Amazon's Silk Browser To Be A Data Mining Jackpot - there
http://www.techdirt.com/articles/20110929/23172216142/amazons-silk-browser-to-be-data-mining-jackpot.shtml
======
mitultiwari
With Silk, Amazon will be able to see what webpages Kindle Fire readers are
reading, and they can mine that data to figure out which web pages are read
together. Based on the pages that are read together, Amazon can build
interesting web page recommendation system using collaborative filtering
techniques.

------
dascripter
Why would you use Silk over other browsers? It seems like the real benefit of
precaching content does not really apply in the desktop case. You don't have
near the restrictions on bandwidth, or computing power that you have on a
tablet.

Also wasn't there some speculation that there might be serious issues with
performance of Javascript throught the Silk system. While agree that it is a
large amount of data being aggregated I would be suprised to see this anywhere
other than the mobile space.

------
clistctrl
I pre-ordered a fire.

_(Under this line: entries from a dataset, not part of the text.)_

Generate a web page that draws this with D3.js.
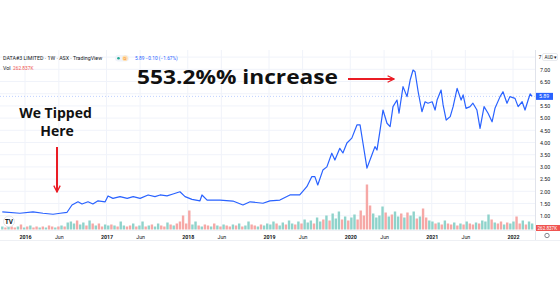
<!DOCTYPE html>
<html>
<head>
<meta charset="utf-8">
<script src="https://cdn.jsdelivr.net/npm/d3@7"></script>
<style>
  body { margin: 0; background: #fff; }
  svg { display: block; font-family: "Open Sans", Roboto, sans-serif; }
</style>
</head>
<body>
<div id="chart"></div>
<script>
// weekly close, DATA#3 LIMITED
var priceDates = ["2015-09-21","2015-12-09","2016-02-06","2016-03-22","2016-05-06","2016-06-07","2016-07-08","2016-07-30","2016-08-26","2016-09-13","2016-10-10","2016-11-01","2016-11-24","2016-12-26","2017-01-08","2017-01-30","2017-03-03","2017-04-04","2017-05-01","2017-06-01","2017-07-07","2017-08-07","2017-08-30","2017-09-30","2017-10-27","2017-11-27","2017-12-20","2018-01-20","2018-02-25","2018-03-06","2018-03-29","2018-05-26","2018-07-23","2018-09-06","2018-10-08","2018-12-05","2019-01-05","2019-02-19","2019-04-05","2019-05-19","2019-06-20","2019-07-12","2019-07-26","2019-08-08","2019-08-31","2019-09-18","2019-10-10","2019-10-24","2019-11-15","2019-11-29","2019-12-17","2020-01-08","2020-01-31","2020-02-14","2020-02-27","2020-03-16","2020-04-07","2020-04-21","2020-04-30","2020-05-14","2020-05-27","2020-06-14","2020-06-28","2020-07-11","2020-07-29","2020-08-07","2020-08-25","2020-09-12","2020-09-26","2020-10-09","2020-10-18","2020-11-01","2020-11-18","2020-12-02","2020-12-15","2021-01-03","2021-01-16","2021-01-25","2021-02-12","2021-02-21","2021-03-07","2021-03-25","2021-04-07","2021-04-25","2021-05-13","2021-05-22","2021-06-04","2021-06-22","2021-07-05","2021-07-23","2021-08-06","2021-08-24","2021-09-11","2021-09-29","2021-10-12","2021-11-04","2021-11-17","2021-12-05","2021-12-18","2022-01-10","2022-01-24","2022-02-11","2022-02-24","2022-03-10","2022-03-19","2022-03-28"];
var priceClose = [1.16,1.10,1.16,1.10,1.06,1.10,1.14,1.44,1.57,1.48,1.57,1.48,1.61,1.57,1.81,1.71,1.78,1.71,1.78,1.71,1.85,1.78,1.85,1.81,1.89,1.98,1.78,1.67,1.61,1.85,1.64,1.64,1.60,1.44,1.57,1.51,1.61,1.64,1.85,1.85,2.19,2.60,2.60,2.26,2.87,3.00,3.56,3.28,3.76,3.57,3.98,4.18,4.72,4.72,3.98,2.95,3.49,3.83,3.69,4.51,5.33,4.79,4.65,5.47,5.74,5.20,6.29,5.88,6.56,6.97,6.90,6.08,5.26,5.67,5.61,5.67,5.33,5.74,6.15,5.54,4.92,5.06,5.47,6.22,5.74,5.95,5.40,5.47,5.61,5.33,4.58,5.47,5.20,4.85,5.40,5.88,6.08,5.61,5.88,5.81,5.47,5.67,5.33,5.74,5.99,5.89];

// fortnightly volume (thousands of shares), first bar 2015-09-21
var volStart = "2015-09-21";
var volumes = [150,100,200,150,100,150,250,100,
  150,200,100,150,100,150,100,200,150,100,150,200,150,
  350,400,300,450,250,350,200,450,300,200,300,150,250,
  200,250,200,150,400,200,150,200,300,150,200,400,150,
  200,250,150,300,200,150,350,250,200,300,400,700,300,
  950,250,400,200,150,250,200,150,300,200,150,250,200,
  150,250,200,300,150,200,400,250,200,150,250,200,300,
  250,400,300,200,350,250,450,300,250,400,300,500,350,
  450,300,600,400,500,700,450,800,550,900,500,650,450,
  600,750,500,950,700,2250,1200,800,600,700,1150,850,650,
  750,900,650,800,600,850,700,900,550,650,1050,600,450,
  400,300,350,250,450,300,250,350,200,300,250,400,300,
  250,350,300,450,400,750,500,350,300,400,250,350,300,
  400,650,300,450,250,400,300];
// 1 = up week (green), 0 = down week (red)
var volUp = [1,0,1,0,0,1,0,1,
  0,1,0,0,1,0,1,0,0,1,0,1,0,
  1,1,1,0,1,1,0,1,0,1,0,0,1,
  1,0,1,0,1,1,0,0,1,0,1,1,0,
  1,0,1,1,0,0,1,0,1,0,0,0,0,
  0,1,1,0,1,0,0,1,0,1,0,1,0,
  0,1,0,1,0,1,1,0,0,1,0,1,1,
  1,1,0,1,1,0,1,1,0,1,0,1,1,
  1,0,1,1,0,1,0,1,1,1,0,1,0,
  1,1,0,0,0,0,0,1,1,1,1,0,1,
  0,1,1,0,1,0,1,1,0,1,0,0,1,
  1,0,1,0,1,0,0,1,0,1,0,1,0,
  0,1,0,1,1,1,0,1,0,0,1,0,1,
  1,0,0,1,0,1,1];

var priceTicks = [1,1.5,2,2.5,3,3.5,4,4.5,5,5.5,6.5,7];
var lastPrice = 5.89;
var timeTicks = ["2016-01-01","2016-06-01","2017-01-01","2017-06-01","2018-01-01","2018-06-01","2019-01-01","2019-06-01","2020-01-01","2020-06-01","2021-01-01","2021-06-01","2022-01-01"];

var parse = d3.timeParse("%Y-%m-%d");
var data = priceDates.map(function(d, i) { return {date: parse(d), close: priceClose[i]}; });
var v0 = parse(volStart);
var vdata = volumes.map(function(v, i) { return {date: d3.timeDay.offset(v0, i * 14), vol: v, up: volUp[i]}; });

var W = 560, H = 293;
var plotL = 0, plotR = 535, plotT = 50, plotB = 230;

var xScale = d3.scaleTime().domain([parse("2016-01-01"), parse("2022-01-01")]).range([25, 513]);
var yScale = d3.scaleLinear().domain([1, 7]).range([215.7, 69.3]);
var vScale = d3.scaleLinear().domain([0, 2250]).range([229.5, 184.5]);

var svg = d3.select("#chart").append("svg").attr("width", W).attr("height", H);

svg.append("rect").attr("width", W).attr("height", H).attr("fill", "#fff");

// grid
var grid = svg.append("g");
grid.selectAll("line.h").data(d3.range(1, 8, 0.5)).enter().append("line")
    .attr("x1", plotL).attr("x2", plotR)
    .attr("y1", function(d) { return yScale(d); }).attr("y2", function(d) { return yScale(d); })
    .attr("stroke", "#f0f3fa").attr("stroke-width", 1);
grid.selectAll("line.v").data(timeTicks).enter().append("line")
    .attr("x1", function(d) { return xScale(parse(d)); }).attr("x2", function(d) { return xScale(parse(d)); })
    .attr("y1", plotT).attr("y2", plotB)
    .attr("stroke", "#f0f3fa").attr("stroke-width", 1);

// volume bars
svg.append("g").selectAll("rect").data(vdata).enter().append("rect")
    .attr("x", function(d) { return xScale(d.date) - 1.2; })
    .attr("y", function(d) { return vScale(d.vol); })
    .attr("width", 2.4)
    .attr("height", function(d) { return vScale(0) - vScale(d.vol); })
    .attr("fill", function(d) { return d.up ? "#8fd3cb" : "#f6a8a6"; });

// last price dotted line
svg.append("line")
    .attr("x1", plotL).attr("x2", plotR)
    .attr("y1", yScale(lastPrice)).attr("y2", yScale(lastPrice))
    .attr("stroke", "#2962ff").attr("stroke-opacity", 0.3)
    .attr("stroke-dasharray", "1,2").attr("stroke-width", 1);

// price line
var valueline = d3.line()
    .x(function(d) { return xScale(d.date); })
    .y(function(d) { return yScale(d.close); });
svg.append("path").datum(data)
    .attr("d", valueline)
    .attr("fill", "none")
    .attr("stroke", "#2962ff")
    .attr("stroke-width", 1.2)
    .attr("stroke-linejoin", "round");

// right price scale
svg.append("line").attr("x1", plotR + 0.5).attr("x2", plotR + 0.5).attr("y1", plotT).attr("y2", 240)
    .attr("stroke", "#e0e3eb");
svg.append("line").attr("x1", 0).attr("x2", W).attr("y1", plotB + 0.5).attr("y2", plotB + 0.5)
    .attr("stroke", "#eef0f4");
svg.append("line").attr("x1", 0).attr("x2", W).attr("y1", 240.5).attr("y2", 240.5)
    .attr("stroke", "#eef0f4");

var yAxis = svg.append("g")
    .attr("transform", "translate(" + (plotR + 5) + ",0)")
    .call(d3.axisRight(yScale).tickValues(priceTicks).tickFormat(d3.format(".2f")).tickSize(0));
yAxis.select(".domain").remove();
yAxis.selectAll("text").attr("font-size", 5.3).attr("fill", "#131722").attr("x", 0)
    .attr("font-family", "Roboto, sans-serif");

// 7.50 tick mostly hidden behind the AUD button
svg.append("text").attr("x", 538.5).attr("y", yScale(7.5) + 2).attr("font-size", 5.3)
    .attr("font-family", "Roboto, sans-serif").attr("fill", "#131722").text("7");
svg.append("rect").attr("x", 542.5).attr("y", 53.5).attr("width", 15).attr("height", 7).attr("rx", 1.5)
    .attr("fill", "#fff").attr("stroke", "#d1d4dc").attr("stroke-width", 0.5);
svg.append("text").attr("x", 544.5).attr("y", 59).attr("font-size", 4.5)
    .attr("font-family", "Roboto, sans-serif").attr("fill", "#131722").text("AUD ▾");

// last price label
svg.append("rect").attr("x", plotR + 1).attr("y", yScale(lastPrice) - 3.5).attr("width", 17).attr("height", 7)
    .attr("fill", "#2962ff");
svg.append("text").attr("x", plotR + 4).attr("y", yScale(lastPrice) + 1.9).attr("font-size", 5.3)
    .attr("font-family", "Roboto, sans-serif").attr("fill", "#fff").text(d3.format(".2f")(lastPrice));

// last volume label
svg.append("rect").attr("x", plotR + 1).attr("y", 225).attr("width", 24).attr("height", 6).attr("fill", "#ef5350");
svg.append("text").attr("x", plotR + 2.5).attr("y", 229.8).attr("font-size", 4.6)
    .attr("font-family", "Roboto, sans-serif").attr("fill", "#fff").text("262.837K");

// gear icon
svg.append("circle").attr("cx", 547).attr("cy", 235.5).attr("r", 2.2)
    .attr("fill", "none").attr("stroke", "#50535e").attr("stroke-width", 0.7);

// time axis
var xAxis = svg.append("g")
    .attr("transform", "translate(0," + (plotB + 2) + ")")
    .call(d3.axisBottom(xScale)
        .tickValues(timeTicks.map(parse))
        .tickSize(0)
        .tickFormat(function(d) { return d.getMonth() === 0 ? d3.timeFormat("%Y")(d) : "Jun"; }));
xAxis.select(".domain").remove();
xAxis.selectAll("text").attr("font-size", 5.3).attr("fill", "#131722")
    .attr("font-family", "Roboto, sans-serif")
    .attr("font-weight", function(d) { return d.getMonth() === 0 ? "bold" : "normal"; });

// TradingView logo
svg.append("circle").attr("cx", 9).attr("cy", 221.5).attr("r", 5.5).attr("fill", "#fff")
    .attr("stroke", "#d1d4dc").attr("stroke-width", 0.6);
svg.append("text").attr("x", 9).attr("y", 223.8).attr("text-anchor", "middle").attr("font-size", 6.5)
    .attr("font-weight", "bold").attr("fill", "#131722").text("TV");

// legend header
var hdr = svg.append("g").attr("font-family", "Roboto, sans-serif").attr("font-size", 5.3);
hdr.append("text").attr("x", 3).attr("y", 60).attr("fill", "#131722")
    .text("DATA#3 LIMITED · 1W · ASX · TradingView");
hdr.append("rect").attr("x", 115).attr("y", 55).attr("width", 14).attr("height", 6.5).attr("rx", 3.2).attr("fill", "#f0f3fa");
hdr.append("circle").attr("cx", 118.5).attr("cy", 58.2).attr("r", 1.3).attr("fill", "#22ab94");
hdr.append("circle").attr("cx", 125).attr("cy", 58.2).attr("r", 2.8).attr("fill", "#ffe0b2");
hdr.append("text").attr("x", 125).attr("y", 60).attr("text-anchor", "middle").attr("font-size", 4.3)
    .attr("fill", "#f57c00").text("D");
hdr.append("text").attr("x", 135).attr("y", 60).attr("fill", "#2962ff").attr("font-size", 4.8)
    .text("5.89  −0.10 (−1.67%)");
hdr.append("text").attr("x", 3).attr("y", 69.5).attr("fill", "#131722").text("Vol");
hdr.append("text").attr("x", 13).attr("y", 69.5).attr("fill", "#ef5350").attr("font-size", 4.8).text("262.837K");

// annotations
svg.append("defs").append("marker")
    .attr("id", "head").attr("viewBox", "0 0 10 10").attr("refX", 9).attr("refY", 5)
    .attr("markerWidth", 4).attr("markerHeight", 4).attr("orient", "auto")
    .append("path").attr("d", "M1,1 L9,5 L1,9").attr("fill", "none").attr("stroke", "#ea1c24").attr("stroke-width", 1.6);

svg.append("text").attr("x", 137).attr("y", 84).attr("font-size", 20).attr("font-weight", 700)
    .attr("fill", "#111").attr("textLength", 201).attr("lengthAdjust", "spacingAndGlyphs")
    .text("553.2%% increase");
svg.append("line").attr("x1", 348).attr("x2", 394).attr("y1", 79).attr("y2", 79)
    .attr("stroke", "#ea1c24").attr("stroke-width", 2).attr("marker-end", "url(#head)");

svg.append("text").attr("x", 55.5).attr("y", 118).attr("text-anchor", "middle").attr("font-size", 14)
    .attr("font-weight", 700).attr("fill", "#111").text("We Tipped");
svg.append("text").attr("x", 57).attr("y", 136).attr("text-anchor", "middle").attr("font-size", 14)
    .attr("font-weight", 700).attr("fill", "#111").text("Here");
svg.append("line").attr("x1", 57).attr("x2", 57).attr("y1", 147).attr("y2", 192)
    .attr("stroke", "#ea1c24").attr("stroke-width", 2).attr("marker-end", "url(#head)");
</script>
</body>
</html>
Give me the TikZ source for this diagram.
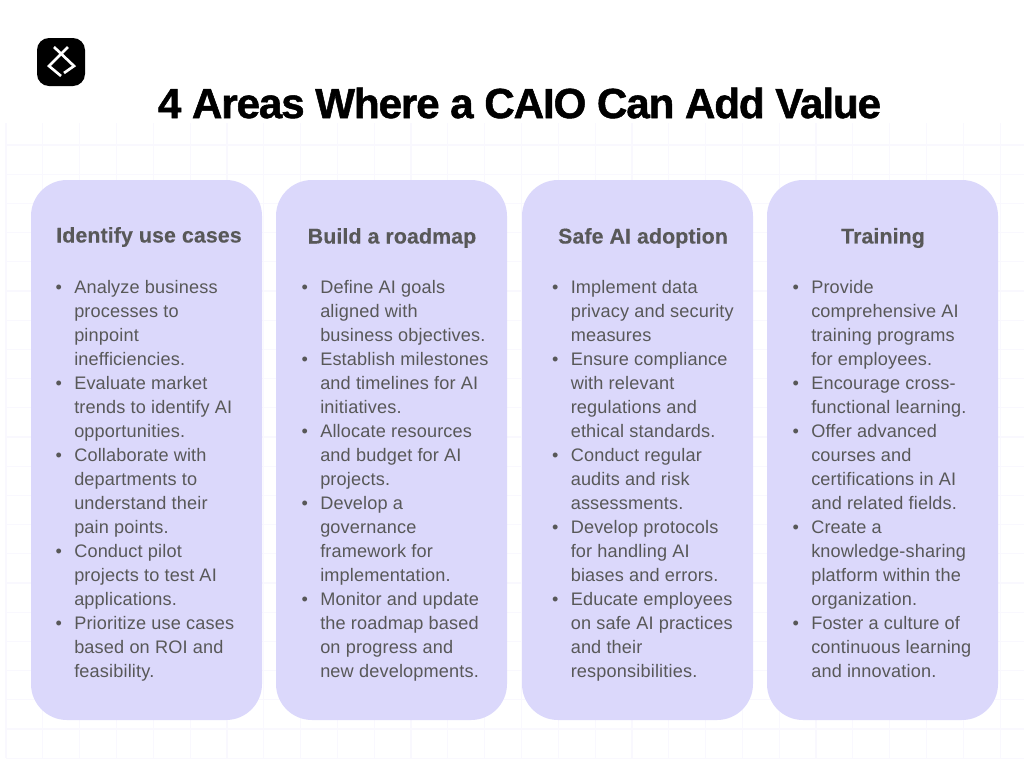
\documentclass[tikz,border=0pt]{standalone}
\usepackage{fontspec}
\setmainfont{Liberation Sans}[LetterSpace=0.9]
\newfontfamily\titlefont{Liberation Sans Bold}[LetterSpace=-2.6,FakeBold=1.2]
\newfontfamily\headfont{Liberation Sans Bold}[LetterSpace=0.5,FakeBold=0.3]
\usetikzlibrary{positioning}
\definecolor{cardfill}{HTML}{DBD8FB}
\definecolor{gridline}{HTML}{F9F8FE}
\definecolor{bodygray}{HTML}{585858}
\newcommand{\itm}{\leavevmode\llap{\textbullet\hskip 9.3pt}}
\tikzset{
  card/.style={fill=cardfill,rounded corners=27pt,minimum width=173.25pt,minimum height=405pt,inner sep=0pt},
  headline/.style={text=bodygray,font=\fontsize{16}{19}\headfont,inner sep=0pt},
  bodytext/.style={text=bodygray,font=\fontsize{13.6}{18}\selectfont,align=left,anchor=north west,inner sep=0pt},
  titletext/.style={text=black,font=\fontsize{31.6}{36}\titlefont,inner sep=0pt},
  gridrule/.style={draw=gridline,line width=0.9pt},
  logostroke/.style={draw=white,line width=2pt}
}
\begin{document}
\begin{tikzpicture}[x=0.75pt,y=-0.75pt]
  \useasboundingbox (0,0) rectangle (1024,768);
  \foreach \k in {0,...,27}
    \draw[gridrule] ({6+36.82*\k},123) -- ({6+36.82*\k},758);
  \foreach \k in {0,...,21}
    \draw[gridrule] (6,{145+29.2*\k}) -- (1024,{145+29.2*\k});

  \node[fill=black,rounded corners=9pt,minimum size=36pt,inner sep=0pt] (logo) at (61,62) {};
  \coordinate (lgA) at (68,47);
  \coordinate (lgC) at (49,66);
  \coordinate (lgD) at (61,76);
  \coordinate (lgG) at (54,47);
  \coordinate (lgE) at (74,66);
  \coordinate (lgF) at (64,73);
  \draw[logostroke] (lgA) -- (lgC) -- (lgD);
  \draw[logostroke] (lgG) -- (lgE) -- (lgF);

  \node[titletext] (title) at (519.5,103) {4 Areas Where a CAIO Can Add Value};

  \node[card] (card1) at (146.5,450) {};
  \node[card] (card2) at (391.5,450) {};
  \node[card] (card3) at (637.5,450) {};
  \node[card] (card4) at (882.5,450) {};

  \node[headline] (head1) at (149,237) {Identify use cases};
  \node[headline] (head2) at (392,238) {Build a roadmap};
  \node[headline] (head3) at (643,238) {Safe AI adoption};
  \node[headline] (head4) at (883,238) {Training};

  \node[bodytext] (body1) at (74,280.5) {\itm Analyze business\\ processes to\\ pinpoint\\ inefficiencies.\\
    \itm Evaluate market\\ trends to identify AI\\ opportunities.\\
    \itm Collaborate with\\ departments to\\ understand their\\ pain points.\\
    \itm Conduct pilot\\ projects to test AI\\ applications.\\
    \itm Prioritize use cases\\ based on ROI and\\ feasibility.};
  \node[bodytext] (body2) at (320,280.5) {\itm Define AI goals\\ aligned with\\ business objectives.\\
    \itm Establish milestones\\ and timelines for AI\\ initiatives.\\
    \itm Allocate resources\\ and budget for AI\\ projects.\\
    \itm Develop a\\ governance\\ framework for\\ implementation.\\
    \itm Monitor and update\\ the roadmap based\\ on progress and\\ new developments.};
  \node[bodytext] (body3) at (570.5,280.5) {\itm Implement data\\ privacy and security\\ measures\\
    \itm Ensure compliance\\ with relevant\\ regulations and\\ ethical standards.\\
    \itm Conduct regular\\ audits and risk\\ assessments.\\
    \itm Develop protocols\\ for handling AI\\ biases and errors.\\
    \itm Educate employees\\ on safe AI practices\\ and their\\ responsibilities.};
  \node[bodytext] (body4) at (811,280.5) {\itm Provide\\ comprehensive AI\\ training programs\\ for employees.\\
    \itm Encourage cross-\\ functional learning.\\
    \itm Offer advanced\\ courses and\\ certifications in AI\\ and related fields.\\
    \itm Create a\\ knowledge-sharing\\ platform within the\\ organization.\\
    \itm Foster a culture of\\ continuous learning\\ and innovation.};
\end{tikzpicture}
\end{document}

Honestly if i'm reading about some random topic (i was
just reading a page about econometrics) if Amazon all of the sudden started
recommending me books about econometrics, i'd be okay with it. As long as the
recommendations are good.

------
barista
The "split browser" is not something new though. Microsoft had deepfish, Opera
does that for its mobile browser I think. How do they address these concerns?